Les principaux organisateurs des commémorations ont fait profil bas cette année, mais la police affirme avoir vu passer des appels sur les réseaux sociaux à se rassembler dans le parc Victoria ou dans ses alentours.
L'association Hong Kong Alliance, l'organisatrice de la veillée du parc Victoria, est aujourd'hui dissoute et ses dirigeants sont poursuivis pour "incitation à la subversion".
L'ancien chef de l'Alliance, Lee Cheuk-yan, emprisonné, a annoncé dans une lettre qu'il prévoyait de jeûner samedi et qu'il allumerait une allumette et chanterait des chansons commémoratives dans sa cellule.
"Je crois que les Hongkongais se joindront à moi pour marquer le 4 juin en toute sincérité, utilisant leurs propres moyens pour exprimer leur engagement envers la démocratie", a écrit M. Lee dans une lettre diffusée en ligne vendredi.

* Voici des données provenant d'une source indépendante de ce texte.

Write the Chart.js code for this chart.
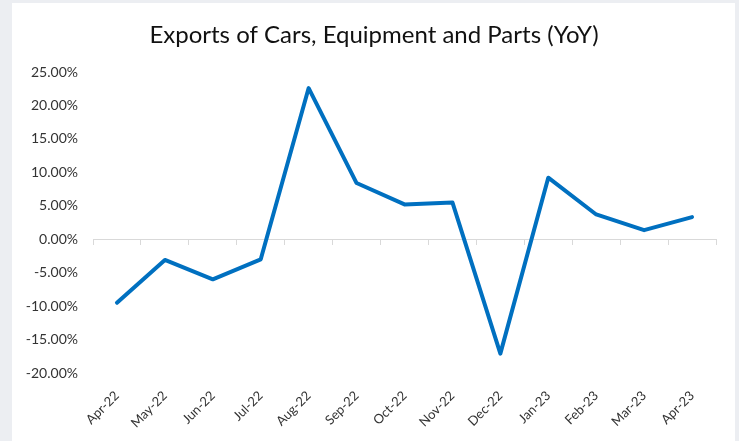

A Macao, l'ancien député de l'opposition Au Kam-san a souligné que les démocrates n'organiseraient pas de veillée dédiée à Tiananmen cette année en raison de "la détérioration de l'environnement politique" dans cette ancienne colonie portugaise, ajoutant qu'une exposition historique serait également annulée.
M. Au a toutefois fait savoir qu'il allumerait une bougie le 4 juin.